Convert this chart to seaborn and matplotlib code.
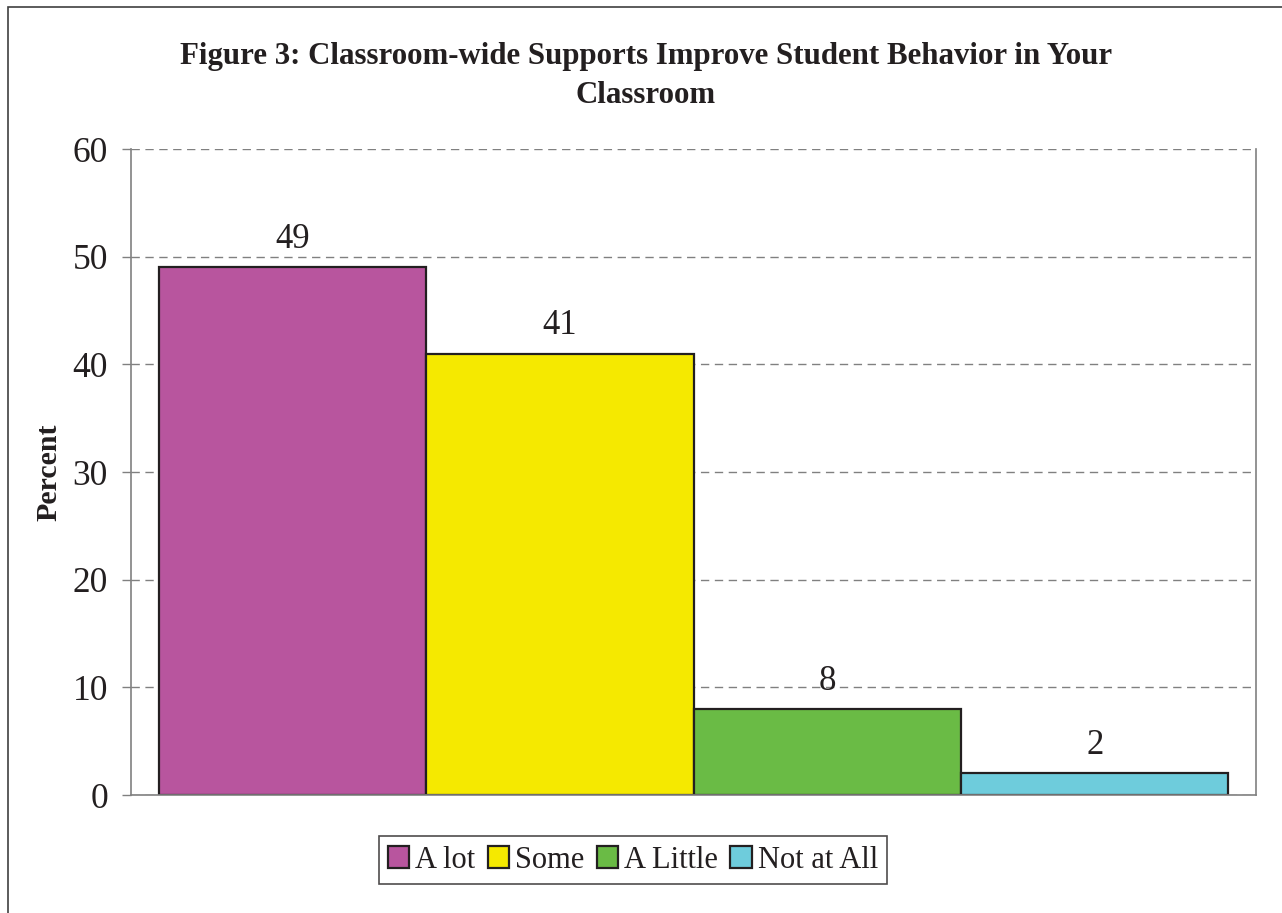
import matplotlib
matplotlib.use("Agg")
import matplotlib.pyplot as plt
from matplotlib.patches import Rectangle
import seaborn as sns
import pandas as pd

# Survey responses and their shares (percent)
responses = ["A lot", "Some", "A Little", "Not at All"]
percents = [49, 41, 8, 2]
bar_colors = ["#B8559E", "#F5E900", "#6ABB45", "#6ECCDC"]
y_ticks = [0, 10, 20, 30, 40, 50, 60]

title = "Figure 3: Classroom-wide Supports Improve Student Behavior in Your\nClassroom"
y_label = "Percent"

sns.set_theme(style="white")
plt.rcParams["font.family"] = ["Liberation Serif", "DejaVu Serif"]

df = pd.DataFrame({"response": responses, "percent": percents})

fig = plt.figure(figsize=(12.82, 9.13), dpi=100)
ax = fig.add_axes([131 / 1282, 1 - 795 / 913, (1256 - 131) / 1282, (795 - 149) / 913])

sns.barplot(
    data=df, x="response", y="percent", hue="response",
    palette=bar_colors, width=1.0, edgecolor="#231F20", linewidth=1.6,
    legend=True, ax=ax, saturation=1,
)

# value labels above the bars
for cont, v in zip(ax.containers, percents):
    ax.bar_label(cont, labels=[f"{v}"], padding=8, fontsize=25, color="#231F20")

ax.set_xlim(-0.603, 3.603)
ax.set_ylim(0, 60)
ax.set_yticks(y_ticks)
ax.set_xticks([])
ax.set_xlabel("")
ax.set_ylabel(y_label, fontsize=21.5, fontweight="bold", color="#231F20", labelpad=7)
ax.tick_params(axis="y", which="both", left=True, length=6.5, width=1.0,
               color="#808080", pad=10, labelsize=25.5, labelcolor="#231F20")

# dashed horizontal gridlines
ax.yaxis.grid(True, linestyle=(0, (6, 4)), color="#808080", linewidth=1.0)
ax.set_axisbelow(True)
for side in ["left", "right", "bottom"]:
    ax.spines[side].set_visible(True)
    ax.spines[side].set_color("#808080")
    ax.spines[side].set_linewidth(1.2)
ax.spines["top"].set_visible(False)

# legend below the plot area
sns.move_legend(
    ax, "center", bbox_to_anchor=(633 / 1282, 1 - 860 / 913),
    bbox_transform=fig.transFigure, ncol=4, title=None, frameon=True,
    fancybox=False, fontsize=22, handlelength=0.7, handleheight=0.7,
    handletextpad=0.2, columnspacing=0.4, borderpad=0.3,
    borderaxespad=0,
)
leg = ax.get_legend()
leg.get_frame().set_edgecolor("#231F20")
leg.get_frame().set_linewidth(1.2)
for t in leg.get_texts():
    t.set_color("#231F20")

fig.text(646 / 1282, 1 - 76 / 913, title, ha="center", va="center",
         fontsize=22.2, fontweight="bold", color="#231F20", linespacing=1.45)

# outer chart border
fig.patches.append(Rectangle((8 / 1282, -0.2), 1.2, 1.2 - 7 / 913,
                             transform=fig.transFigure, fill=False,
                             edgecolor="#404040", linewidth=1.2))

fig.savefig("out.png", dpi=100, facecolor="white")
----------
◆ **Problem details**:
Transcribe the opening line of the listing above, please, and every line after it through the line with "y_ticks = [0, 10, 20, 30, 40, 50, 60]", word for word, without pictures.

◆ **Finished exercise**:
Convert this chart to seaborn and matplotlib code.
import matplotlib
matplotlib.use("Agg")
import matplotlib.pyplot as plt
from matplotlib.patches import Rectangle
import seaborn as sns
import pandas as pd

# Survey responses and their shares (percent)
responses = ["A lot", "Some", "A Little", "Not at All"]
percents = [49, 41, 8, 2]
bar_colors = ["#B8559E", "#F5E900", "#6ABB45", "#6ECCDC"]
y_ticks = [0, 10, 20, 30, 40, 50, 60]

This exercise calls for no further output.